## To do
Can you output the material exactly as written, minus any pictures it holds?

## Data segment

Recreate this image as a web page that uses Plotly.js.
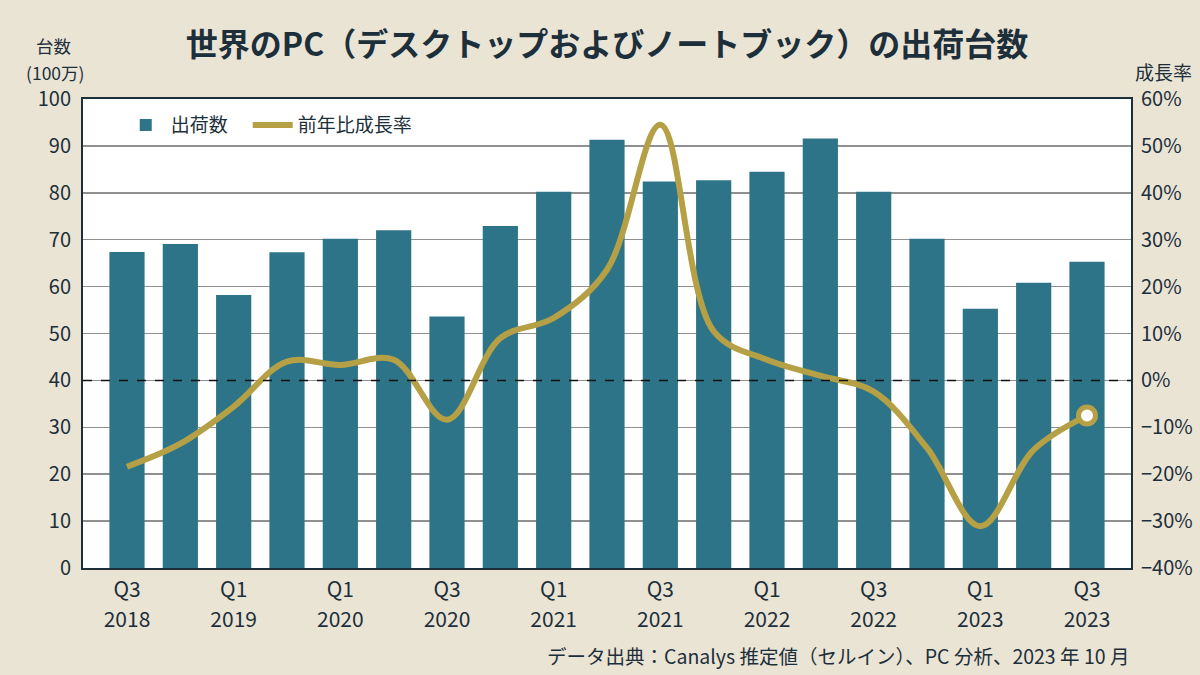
<!DOCTYPE html>
<html>
<head>
<meta charset="utf-8">
<script src="https://cdn.plot.ly/plotly-3.0.1.min.js"></script>
<style>
  html, body { margin: 0; padding: 0; background: #EAE4D5; }
  #chart { width: 1200px; height: 675px; }
</style>
</head>
<body>
<div id="chart"></div>
<script>
// ---- data ----
const quarterIndex = [0,1,2,3,4,5,6,7,8,9,10,11,12,13,14,15,16,17,18];
const shipments = [67.4, 69.1, 58.2, 67.3, 70.2, 72.0, 53.6, 72.9, 80.2, 91.3, 82.4, 82.7, 84.5, 91.6, 80.2, 70.2, 55.3, 60.8, 65.3];
const growthPct = [-18.4, -13.5, -5.6, 4.0, 3.3, 4.4, -8.4, 9.0, 13.3, 23.6, 54.5, 10.5, 4.4, 1.0, -2.4, -14.4, -31.1, -14.8, -7.5];
const tickPositions = [0, 2, 4, 6, 8, 10, 12, 14, 16, 18];
const tickQuarters = ["Q3", "Q1", "Q1", "Q3", "Q1", "Q3", "Q1", "Q3", "Q1", "Q3"];
const tickYears = ["2018", "2019", "2020", "2020", "2021", "2021", "2022", "2022", "2023", "2023"];
const seriesNames = ["出荷数", "前年比成長率"];
const titleText = "世界のPC（デスクトップおよびノートブック）の出荷台数";
const leftAxisTitle = ["台数", "(100万)"];
const rightAxisTitle = "成長率";
const sourceText = "データ出典：Canalys 推定値（セルイン）、PC 分析、2023 年 10 月";

const FONT = "'Noto Sans CJK JP', 'Noto Sans', sans-serif";
const DARK = "#1d2f3a";
const TEAL = "#2E7489";
const GOLD = "#B6A045";

const traces = [
  {
    type: "bar",
    x: quarterIndex,
    y: shipments,
    name: seriesNames[0],
    marker: { color: TEAL },
    legendwidth: 72,
    xaxis: "x",
    yaxis: "y",
    hoverinfo: "skip"
  },
  {
    type: "scatter",
    mode: "lines",
    x: quarterIndex,
    y: growthPct,
    name: seriesNames[1],
    line: { color: GOLD, width: 6, shape: "spline", smoothing: 1 },
    xaxis: "x",
    yaxis: "y2",
    hoverinfo: "skip"
  },
  {
    type: "scatter",
    mode: "markers",
    x: quarterIndex.slice(-1),
    y: growthPct.slice(-1),
    showlegend: false,
    marker: { size: 17, color: "#ffffff", line: { color: GOLD, width: 5 } },
    xaxis: "x2",
    yaxis: "y2",
    hoverinfo: "skip"
  }
];

const xRange = [-0.825, 18.825];

const layout = {
  width: 1200,
  height: 675,
  paper_bgcolor: "#EAE4D5",
  plot_bgcolor: "#ffffff",
  margin: { l: 83, r: 69, t: 99, b: 107 },
  font: { family: FONT, color: DARK, size: 18 },
  bargap: 0.34,
  showlegend: true,
  legend: {
    orientation: "h",
    x: 0.036, xanchor: "left",
    y: 0.985, yanchor: "top",
    bgcolor: "#ffffff",
    font: { size: 19, color: DARK, family: FONT },
    itemwidth: 40,
    tracegroupgap: 0
  },
  title: {
    text: titleText,
    font: { family: FONT, size: 32, color: DARK, weight: 700 },
    x: 0.5, xanchor: "center",
    y: 1 - 45 / 675, yanchor: "middle",
    xref: "paper"
  },
  xaxis: {
    range: xRange,
    tickmode: "array",
    tickvals: tickPositions,
    ticktext: tickQuarters,
    showgrid: false,
    zeroline: false,
    showline: true,
    linecolor: DARK,
    linewidth: 2,
    mirror: true,
    ticks: "",
    ticklabelstandoff: 2,
    tickfont: { size: 21, color: DARK },
    fixedrange: true
  },
  xaxis2: {
    range: xRange,
    overlaying: "x",
    side: "bottom",
    anchor: "y2",
    tickmode: "array",
    tickvals: tickPositions,
    ticktext: tickYears,
    showgrid: false,
    zeroline: false,
    showline: false,
    ticks: "",
    ticklabelstandoff: 37,
    tickfont: { size: 21, color: DARK },
    fixedrange: true
  },
  yaxis: {
    range: [0, 100],
    dtick: 10,
    tick0: 0,
    showgrid: true,
    gridcolor: "#8f8f8f",
    gridwidth: 1.5,
    zeroline: false,
    showline: true,
    linecolor: DARK,
    linewidth: 2,
    mirror: true,
    ticks: "",
    ticklabelstandoff: 6,
    tickfont: { size: 20, color: DARK },
    fixedrange: true
  },
  yaxis2: {
    range: [-40, 60],
    dtick: 10,
    tick0: 0,
    overlaying: "y",
    side: "right",
    showgrid: false,
    zeroline: false,
    showline: false,
    ticks: "",
    ticksuffix: "%",
    ticklabelstandoff: 9,
    tickfont: { size: 20, color: DARK },
    fixedrange: true
  },
  shapes: [
    {
      type: "line",
      xref: "paper", x0: 0, x1: 1,
      yref: "y2", y0: 0, y1: 0,
      line: { color: "#111111", width: 1.5, dash: "dash" },
      layer: "above"
    }
  ],
  annotations: [
    { text: leftAxisTitle[0], xref: "paper", yref: "paper", x: -0.0285, y: 1 + (99 - 46) / 469, xanchor: "center", yanchor: "middle", showarrow: false, font: { size: 17.5, color: DARK } },
    { text: leftAxisTitle[1], xref: "paper", yref: "paper", x: -0.027, y: 1 + (99 - 72) / 469, xanchor: "center", yanchor: "middle", showarrow: false, font: { size: 17.5, color: DARK } },
    { text: rightAxisTitle, xref: "paper", yref: "paper", x: 1 + 32 / 1048, y: 1 + (99 - 71) / 469, xanchor: "center", yanchor: "middle", showarrow: false, font: { size: 19, color: DARK } },
    { text: sourceText, xref: "paper", yref: "paper", x: 1, y: -(655 - 568) / 469, xanchor: "right", yanchor: "middle", showarrow: false, font: { size: 19.5, color: DARK } }
  ]
};

Plotly.newPlot("chart", traces, layout, { displayModeBar: false, staticPlot: true });
</script>
</body>
</html>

## Problem solution
Recreate this image as a web page that uses Plotly.js.
<!DOCTYPE html>
<html>
<head>
<meta charset="utf-8">
<script src="https://cdn.plot.ly/plotly-3.0.1.min.js"></script>
<style>
  html, body { margin: 0; padding: 0; background: #EAE4D5; }
  #chart { width: 1200px; height: 675px; }
</style>
</head>
<body>
<div id="chart"></div>
<script>
// ---- data ----
const quarterIndex = [0,1,2,3,4,5,6,7,8,9,10,11,12,13,14,15,16,17,18];
const shipments = [67.4, 69.1, 58.2, 67.3, 70.2, 72.0, 53.6, 72.9, 80.2, 91.3, 82.4, 82.7, 84.5, 91.6, 80.2, 70.2, 55.3, 60.8, 65.3];
const growthPct = [-18.4, -13.5, -5.6, 4.0, 3.3, 4.4, -8.4, 9.0, 13.3, 23.6, 54.5, 10.5, 4.4, 1.0, -2.4, -14.4, -31.1, -14.8, -7.5];
const tickPositions = [0, 2, 4, 6, 8, 10, 12, 14, 16, 18];
const tickQuarters = ["Q3", "Q1", "Q1", "Q3", "Q1", "Q3", "Q1", "Q3", "Q1", "Q3"];
const tickYears = ["2018", "2019", "2020", "2020", "2021", "2021", "2022", "2022", "2023", "2023"];
const seriesNames = ["出荷数", "前年比成長率"];
const titleText = "世界のPC（デスクトップおよびノートブック）の出荷台数";
const leftAxisTitle = ["台数", "(100万)"];
const rightAxisTitle = "成長率";
const sourceText = "データ出典：Canalys 推定値（セルイン）、PC 分析、2023 年 10 月";

const FONT = "'Noto Sans CJK JP', 'Noto Sans', sans-serif";
const DARK = "#1d2f3a";
const TEAL = "#2E7489";
const GOLD = "#B6A045";

const traces = [
  {
    type: "bar",
    x: quarterIndex,
    y: shipments,
    name: seriesNames[0],
    marker: { color: TEAL },
    legendwidth: 72,
    xaxis: "x",
    yaxis: "y",
    hoverinfo: "skip"
  },
  {
    type: "scatter",
    mode: "lines",
    x: quarterIndex,
    y: growthPct,
    name: seriesNames[1],
    line: { color: GOLD, width: 6, shape: "spline", smoothing: 1 },
    xaxis: "x",
    yaxis: "y2",
    hoverinfo: "skip"
  },
  {
    type: "scatter",
    mode: "markers",
    x: quarterIndex.slice(-1),
    y: growthPct.slice(-1),
    showlegend: false,
    marker: { size: 17, color: "#ffffff", line: { color: GOLD, width: 5 } },
    xaxis: "x2",
    yaxis: "y2",
    hoverinfo: "skip"
  }
];

const xRange = [-0.825, 18.825];

const layout = {
  width: 1200,
  height: 675,
  paper_bgcolor: "#EAE4D5",
  plot_bgcolor: "#ffffff",
  margin: { l: 83, r: 69, t: 99, b: 107 },
  font: { family: FONT, color: DARK, size: 18 },
  bargap: 0.34,
  showlegend: true,
  legend: {
    orientation: "h",
    x: 0.036, xanchor: "left",
    y: 0.985, yanchor: "top",
    bgcolor: "#ffffff",
    font: { size: 19, color: DARK, family: FONT },
    itemwidth: 40,
    tracegroupgap: 0
  },
  title: {
    text: titleText,
    font: { family: FONT, size: 32, color: DARK, weight: 700 },
    x: 0.5, xanchor: "center",
    y: 1 - 45 / 675, yanchor: "middle",
    xref: "paper"
  },
  xaxis: {
    range: xRange,
    tickmode: "array",
    tickvals: tickPositions,
    ticktext: tickQuarters,
    showgrid: false,
    zeroline: false,
    showline: true,
    linecolor: DARK,
    linewidth: 2,
    mirror: true,
    ticks: "",
    ticklabelstandoff: 2,
    tickfont: { size: 21, color: DARK },
    fixedrange: true
  },
  xaxis2: {
    range: xRange,
    overlaying: "x",
    side: "bottom",
    anchor: "y2",
    tickmode: "array",
    tickvals: tickPositions,
    ticktext: tickYears,
    showgrid: false,
    zeroline: false,
    showline: false,
    ticks: "",
    ticklabelstandoff: 37,
    tickfont: { size: 21, color: DARK },
    fixedrange: true
  },
  yaxis: {
    range: [0, 100],
    dtick: 10,
    tick0: 0,
    showgrid: true,
    gridcolor: "#8f8f8f",
    gridwidth: 1.5,
    zeroline: false,
    showline: true,
    linecolor: DARK,
    linewidth: 2,
    mirror: true,
    ticks: "",
    ticklabelstandoff: 6,
    tickfont: { size: 20, color: DARK },
    fixedrange: true
  },
  yaxis2: {
    range: [-40, 60],
    dtick: 10,
    tick0: 0,
    overlaying: "y",
    side: "right",
    showgrid: false,
    zeroline: false,
    showline: false,
    ticks: "",
    ticksuffix: "%",
    ticklabelstandoff: 9,
    tickfont: { size: 20, color: DARK },
    fixedrange: true
  },
  shapes: [
    {
      type: "line",
      xref: "paper", x0: 0, x1: 1,
      yref: "y2", y0: 0, y1: 0,
      line: { color: "#111111", width: 1.5, dash: "dash" },
      layer: "above"
    }
  ],
  annotations: [
    { text: leftAxisTitle[0], xref: "paper", yref: "paper", x: -0.0285, y: 1 + (99 - 46) / 469, xanchor: "center", yanchor: "middle", showarrow: false, font: { size: 17.5, color: DARK } },
    { text: leftAxisTitle[1], xref: "paper", yref: "paper", x: -0.027, y: 1 + (99 - 72) / 469, xanchor: "center", yanchor: "middle", showarrow: false, font: { size: 17.5, color: DARK } },
    { text: rightAxisTitle, xref: "paper", yref: "paper", x: 1 + 32 / 1048, y: 1 + (99 - 71) / 469, xanchor: "center", yanchor: "middle", showarrow: false, font: { size: 19, color: DARK } },
    { text: sourceText, xref: "paper", yref: "paper", x: 1, y: -(655 - 568) / 469, xanchor: "right", yanchor: "middle", showarrow: false, font: { size: 19.5, color: DARK } }
  ]
};

Plotly.newPlot("chart", traces, layout, { displayModeBar: false, staticPlot: true });
</script>
</body>
</html>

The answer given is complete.